BFM Business
Economie et Social

Sur sa route vers un Brexit dur, Boris Johnson va trouver le ministre des Finances sortant

-

- - -

Il brûle ses vaisseaux face au probable prochain Premier ministre conservateur. A la tête des Finances depuis que les Britanniques ont décidé de quitter l'Union européenne (UE), Philip Hammond entend bien empêcher Boris Johnson de partir sans un accord avec les 27.

Mercredi, il ne sera plus le ministre des Finances du Royaume-Uni. Mais le chancelier de l'Echiquier Philip Hammond ne s'est pas contenté d'annoncer une démission, qui de toute façon semblait inéluctable avec une accession au pouvoir de l'ancien chef de la diplomatie Boris Johnson. Jusqu'au dernier instant, il multiplie les mises en garde les plus sévères à son encontre et se présente, pratiquement, comme celui qui interdira au successeur de Theresa May de porter un tort irrémédiable au pays en le précipitant dans une séparation sans un compromis préalable avec l'UE. 

Samedi, Philip Hammond, dans un entretien conjoint au "Monde" et au "Süddeutsche Zeitung", a assuré qu'il fera tout ce qui est en sa capacité, une fois redevenu député, pour que "le Parlement bloque un Brexit sans accord". Le chancelier de l'Echiquier s'en prend à une partie de ses concitoyens "délibérément bruyants, vulgaires et irréfléchis". "Certains", ajoute-t-il, "tentent de fatiguer les Européens au point qu'ils nous demandent de partir". Impossible de ne pas saisir qui est visé.

Pas un rebelle

Pourtant, le ministre des Finances de Theresa May n'a jamais affiché le profil d'un rebelle politique. A moins qu'au sein du parti conservateur britannique, prôner mesure et pondération dans la sortie de l'UE ne soit devenu. en soi, acte de rébellion. Philip Hammond occupe les fonctions ministérielles les plus importantes depuis le premier cabinet de David Cameron.

Lorsqu'en 2011, il prend le portefeuille de la Défense, sa maîtrise des questions internationales et européennes se révèle au départ plutôt approximative. Son passage ensuite aux Affaires étrangères n'a pas tout à fait dissipé l'impression initiale. C'est à la faveur du vote du Brexit, dont il ne voulait pas, que Philip Hammond semble se révéler. Theresa May lui offre alors les Finances et plus l'échéance approche, plus se forge son statut de garant de la stabilité.

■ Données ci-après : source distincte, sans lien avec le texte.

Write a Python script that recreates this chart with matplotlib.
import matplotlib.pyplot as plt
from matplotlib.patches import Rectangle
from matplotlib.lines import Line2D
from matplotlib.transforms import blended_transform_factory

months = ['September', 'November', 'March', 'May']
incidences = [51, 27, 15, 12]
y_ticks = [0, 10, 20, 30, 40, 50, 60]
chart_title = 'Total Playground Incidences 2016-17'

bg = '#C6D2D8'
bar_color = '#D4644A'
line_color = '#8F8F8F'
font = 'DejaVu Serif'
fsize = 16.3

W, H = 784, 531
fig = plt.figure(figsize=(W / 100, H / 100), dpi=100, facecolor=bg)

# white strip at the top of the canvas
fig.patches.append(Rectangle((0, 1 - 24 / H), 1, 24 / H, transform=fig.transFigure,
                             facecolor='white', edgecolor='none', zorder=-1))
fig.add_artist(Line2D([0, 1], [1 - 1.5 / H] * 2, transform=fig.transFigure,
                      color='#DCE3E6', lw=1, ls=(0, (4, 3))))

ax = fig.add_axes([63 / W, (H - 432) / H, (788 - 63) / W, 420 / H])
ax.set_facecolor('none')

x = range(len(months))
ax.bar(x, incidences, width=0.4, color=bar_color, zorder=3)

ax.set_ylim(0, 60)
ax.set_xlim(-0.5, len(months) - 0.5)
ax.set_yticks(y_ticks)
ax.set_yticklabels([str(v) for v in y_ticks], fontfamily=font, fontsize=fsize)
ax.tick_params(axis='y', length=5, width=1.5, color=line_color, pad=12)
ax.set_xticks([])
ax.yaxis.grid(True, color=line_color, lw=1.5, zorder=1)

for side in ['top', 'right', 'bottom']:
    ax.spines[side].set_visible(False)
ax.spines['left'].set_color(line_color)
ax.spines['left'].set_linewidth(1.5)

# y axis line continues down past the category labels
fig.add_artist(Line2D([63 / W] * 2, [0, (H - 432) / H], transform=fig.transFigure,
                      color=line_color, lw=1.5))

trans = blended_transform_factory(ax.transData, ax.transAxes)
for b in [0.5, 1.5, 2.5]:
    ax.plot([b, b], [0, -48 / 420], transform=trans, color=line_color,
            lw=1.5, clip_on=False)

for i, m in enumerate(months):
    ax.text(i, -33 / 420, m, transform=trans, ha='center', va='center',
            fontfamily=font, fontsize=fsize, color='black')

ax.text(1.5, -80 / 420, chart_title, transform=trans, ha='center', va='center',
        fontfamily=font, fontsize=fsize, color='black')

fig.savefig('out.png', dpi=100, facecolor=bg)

Une fois de retour à la Chambre des Communes, mercredi, il entend fédérer un courant conservateur centriste encore résolu à rendre infaisable une rupture sèche le 31 octobre, au nom du rang de son pays et de la protection de son économie. Son évaluation des dégâts d'un "no deal" avec les 27 : quelque 100 milliards d'euros. Cela reviendrait, d'après cette projection, à priver l'Etat de toute nouvelle marge d'action. Dans le dernier document d'orientation budgétaire de son ministère, récemment présenté au Parlement, il est quoi qu'il advienne établi que "l'impact du Brexit [sur les finances publiques], une fois opéré, se poursuivra pendant de nombreuses années au-delà de la fin de l'horizon du test de résistance", à 2023-2024.

Parlement contre gouvernement 

Dans sa tâche décisive face à Boris Johnson et aux siens, Philip Hammond devrait pouvoir compter sur son actuel collègue à la Justice David Gauke, également démissionnaire par anticipation, et sur Alan Duncan, jusqu'ici chargé des Affaires européennes, qui ne dissimulent pas leur peu de considération pour les compétences diplomatiques du probable prochain chef du gouvernement. Allant dans un sens identique, Philip Hammond s'est déclaré, sur la BBC, "convaincu que le Parlement dispose d'un moyen d'empêcher une sortie le 31 octobre sans son consentement".

Le concours de certains eurosceptiques de premier plan devient même possible, comme celui de l'actuel ministre du Commerce extérieur, Liam Fox, qui considère comme "illégal" le projet de Boris Johnson d'aller négocier un accord commercial avec les États-Unis avant même l'entrée en vigueur du Brexit.

Le chancelier de l'Echiquier sortant ne menace pas encore d'unir sa voix à celle de l'opposition travailliste et libéral-démocrate si elle tentait de faire tomber un gouvernement Johnson refusant d'entendre raison. Mais le conservateur centriste nouvellement rebelle n'écarte plus l'hypothèse.